Thursday: Michael, Gabriel, and Raphael, archangels are long a part of Christian and Jewish scripture. Michael is the angel who fights against evil as the head of all the angels; Gabriel announces the messiah's arrival and the births of Jesus and John the Baptist; and Raphael is a guardian angel who protects Tobias on his journey. Together, they are venerated to represent all the angels during a three-day period.

Friday: Jerome, priest and doctor (342-420), studied Greek and Latin as a young man after his baptism by Pope Liberius. He learned Hebrew when he became a monk and after ordination he studied scripture with Gregory Nazianzen in Constantinople. He became secretary to the Pope when he was asked to translate the Bible into Latin.

Saturday: Teresa of Avila, doctor (1873-1897), entered the Carmelites at age 15 and died at age 24 from tuberculosis. During her illness, Pauline, her prioress, asked her to write about her life in the convent. These stories are captured in "The Story of a Soul." He focused on her "little way" of pursuing holiness in everyday life.

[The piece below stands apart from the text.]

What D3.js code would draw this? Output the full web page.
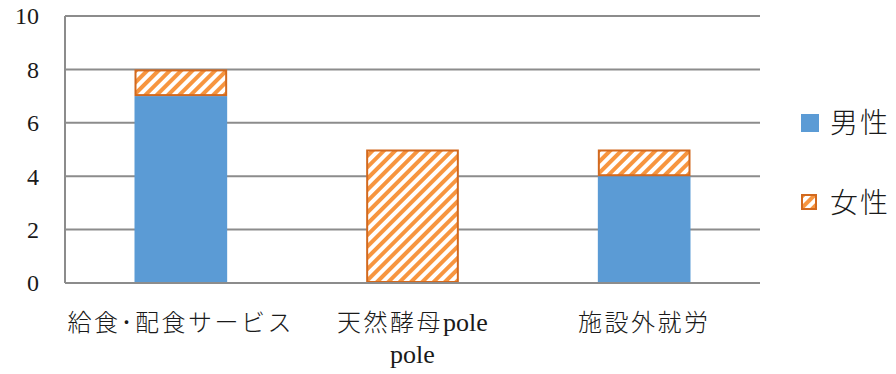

This Week in Jesuit History

·         Sep 25, 1617. The death of Francisco Suarez. He wrote 24 volumes on philosophy and theology. As a novice he was found to be very dull, but one of his directors suggested that he ask our Lady's help. He subsequently became a person of prodigious talent.
·         Sep 26, 1605. At Rome, Pope Paul V orally declared St Aloysius to be one of the "Blessed." The official brief appeared on October 19.
·         Sep 27, 1540. Pope Paul III signed the Bull, Regimini Militantis Ecclesiae, which established the Society of Jesus.
·         Sep 28, 1572. Fifteen Jesuits arrived in Mexico to establish the Mexican Province. They soon opened a college.
·         Sep 29, 1558. In the Gesu, Rome, and elsewhere, the Jesuits began to keep Choir, in obedience to an order from Paul IV. This practice lasted less than a year, until the pope's death in August, 1559.
·         Sep 30, 1911. President William Howard Taft visited Saint Louis University and declared the football season open.
·         Oct 1, 1546. Isabel Roser was released from her Jesuit vows by St Ignatius after eight months.